Written by guest blogger Denise Deby, who writes on local and global social and environmental issues.
More great environmental films are coming to Ottawa. The Canadian Museum of Nature is presenting the “best of” the Planet in Focus Environmental Film Festival from April 5-8, 2011.
The festival includes both long and short films and videos (here in alphabetical order):
- Belly Up (Canada / 2009), on the possibility of the extinction of wild salmon on Canada’s west coast due to logging and salmon farming;
- Bulletin météo (Canada / 2007), on communities around the world whose lives are being affected by global warming;
- Carpe Diem (Canada / 2010), “a stylish short opera about environmental disaster” in which the vice-president of a fictitious oil company “is assailed by the environmental logic of a two-headed fish”;
- The 4th Revolution (Germany / 2010), on energy autonomy and how changing from fossil and nuclear fuels to renewable energy is not only necessary but also possible;
- Green Heroes (Canada / 2010), featuring singer-songwriter Sarah Harmer as the co-founder for Protecting Escarpment Rural Land (PERL) in Halton, Ontario;
- Héen Tàak (Canada), which explores the wilderness and species of Alaska’s inside passage;
- Himalaya Alert (The Netherlands / 2009), on climate journalist Bernice Notenboom’s trip to the Everest summit where she reports on the effects of rising water levels due to climate change;
- Home for Hawksbill (USA / 2010), on how neighbouring nations have come together to save the hawksbill turtles living off the coast of the Solomon Islands;
- Queen of the Sun (USA / 2010), “a poetic and passionate homage to bees and beekeepers” facing colony collapse disorder;
- Water on the Table (Canada / 2010), following Maude Barlow, National Chairperson for the Council of Canadians and former Senior Advisor on Water at the United Nations General Assembly, as she works to have water declared a human right rather than a private commodity;
- We Live by the River (USA/Canada / 2010), on how the Inter-Tribal Watershed Council brought together the indigenous nations and communities of the Yukon River to heal and protect the river.
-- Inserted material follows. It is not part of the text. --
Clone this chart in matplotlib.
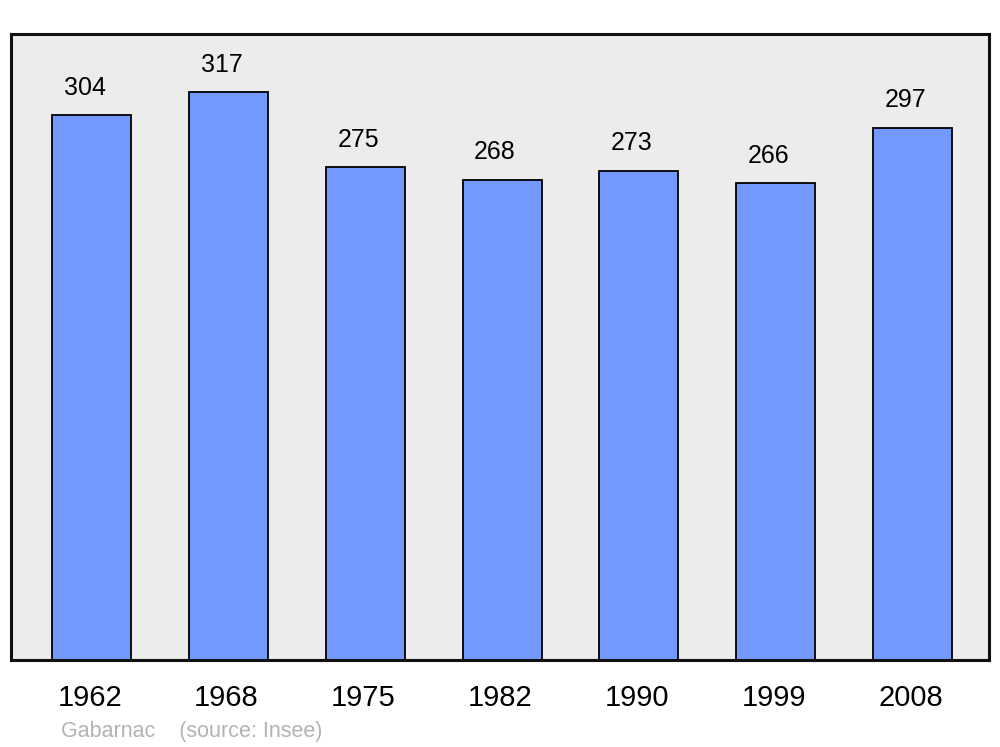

Each night of the festival will also feature a guest speaker, including Water on the Table director Liz Marshall, Héen Tàak director Nathalie Lasselin, mountain-climber and expedition guide Jean-François Carrey, and Joshua Bishop from The Sustainable Oyster and Fish Supply (Whalesbone Restaurant).
The festival is presented by the Alliance of Natural History Museums of Canada in partnership with Toronto’s Planet in Focus Film Festival.
The festival schedule, detailed film descriptions and ticket prices can be found at nature.ca. Passes are available at the museum’s reception desk or by phone at 613-566-4791. The Museum of Nature is at 240 McLeod Street (corner of Metcalfe).